En el contexto chino de los últimos años, marcado por crecientes oportunidades de negocio y un todavía destacado papel del Estado, las relaciones entre empresarios y políticos se han estrechado con sospechosa y peligrosa intensidad. La persistencia de restricciones en el comercio exterior, permisos y licencias de todo tipo, empresas públicas, entidades financieras bajo control estatal, así como un arbitrario sistema de exenciones fiscales, han obligado al empresario a considerar a los políticos como un factor clave en su actividad, cuya intervención puede incluso decidir la rentabilidad de un negocio o empresa.
Este mismo marco ha favorecido la proliferación de casos de corrupción, que amenazan con desestabilizar el régimen. Entre los casos más escandalosos, destacan, por ejemplo, un soborno masivo por contrabando a las autoridades de Xiamen en el sur de China, en el que se vieron implicadas unas 200 personas, incluyendo un alcalde y personalidades del Gobierno central, así como la desaparición de 600 millones de dólares en el faraónico y costoso proyecto del embalse de las Tres Gargantas en Sichuan. Así las cosas, no debería sorprender que el Gobierno chino haya llegado a aplicar la pena de muerte a algunos detenidos por corrupción, consciente de que su impopularidad entre la población amenaza la supervivencia del régimen.

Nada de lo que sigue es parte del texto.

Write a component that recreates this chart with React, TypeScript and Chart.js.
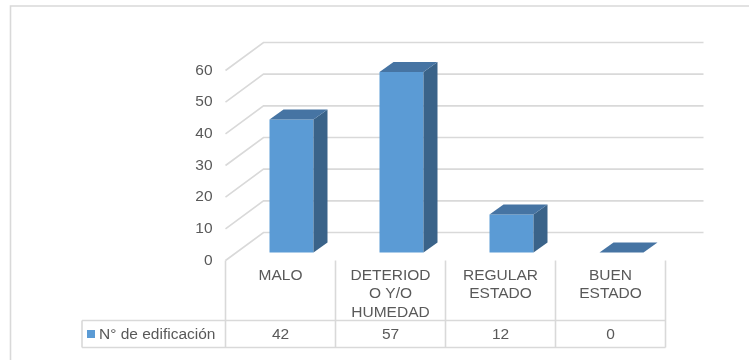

La corrupción de los políticos, no obstante, podrá ser tolerada por las grandes masas sociales, en la medida en que el país logre substanciales tasas de crecimiento económico. Aunque las previsiones resultan particularmente halagüeñas, el país no queda al margen de importantes retos de política económica interna, especialmente en lo que respecta al reparto de los beneficios de este crecimiento. Entre ellos figura el necesario ajuste post-OMC, que deberán llevar a cabo la agricultura y la industria chinas, arrojando al paro o a la emigración a cerca de 150 millones de personas en la próxima década.
Esta reestructuración en curso provoca ya numerosas huelgas y manifestaciones en las calles y exige poner en práctica adecuadas medidas de redistribución de la renta entre capas sociales y provincias del país. Las finanzas del Estado, sin embargo, no gozan de una situación tan boyante como para lograr la necesaria cobertura social a corto plazo. Aunque las cifras oficiales chinas -con un déficit público del 2,7% y una deuda del 50% sobre el PIB-, cumplirían mejor con el Pacto de Estabilidad que las de algunos países europeos, la maraña de instituciones paraestatales y mecanismos alternativos de financiación ocultan niveles muy superiores de gasto y endeudamiento.
La privatización de las empresas públicas y la reforma bancaria constituyen otros dos pilares de la actual reforma económica china. En el primer caso, el reciente fracaso en una nueva colocación de acciones de China Telecom ha cuestionado la política de venta de participaciones públicas estratégicas, esencial para canalizar nuevos fondos hacia las mermadas arcas públicas. Los inversores extranjeros, en un deprimido marco bursátil internacional, han desconfiado del elevado precio de colocación y de las débiles garantías en materia de gobierno corporativo en las grandes empresas semipúblicas.
Por su parte, el elevado volumen de créditos dudosos en los bancos chinos constituye una cuestión muy debatida y a menudo comparada con la situación en Japón. No obstante, la realidad de ambos países en este ámbito es tan distinta como alejados sus actuales niveles de desarrollo. Así, el enorme crecimiento del crédito hipotecario y al consumo en China, como país en desarrollo, permite en buena medida compensar los créditos incobrables a empresas. No en vano, en China se han llegado, por ejemplo, a registrar colas de 24 horas y se han cobrado hasta 600 dólares para visitar pisos muestra, un auténtico sueño para muchos promotores inmobiliarios europeos.
La nueva dirección del Partido Comunista Chino, surgida de su recién concluido Congreso, deberá afrontar con determinación los grandes retos económicos que se plantean para los próximos años. La apertura del partido a la sociedad civil deberá ir acompañada de medidas adecuadas para hacer frente al descontento social en un periodo de profunda reestructuración y dolorosos sacrificios para muchas capas de la población.
Al mismo tiempo, la progresiva liberalización de la economía, resultado del ingreso en la OMC, deberá reducir el papel del Estado en la vida económica, restringir el margen para la corrupción y crear una clase empresarial emancipada de la política.
En estas circunstancias, Estado y sociedad podrán articular un diálogo eficaz que permita afrontar, con las necesarias garantías de estabilidad y paz social, la más compleja de las reformas chinas: la definitiva democratización del régimen político.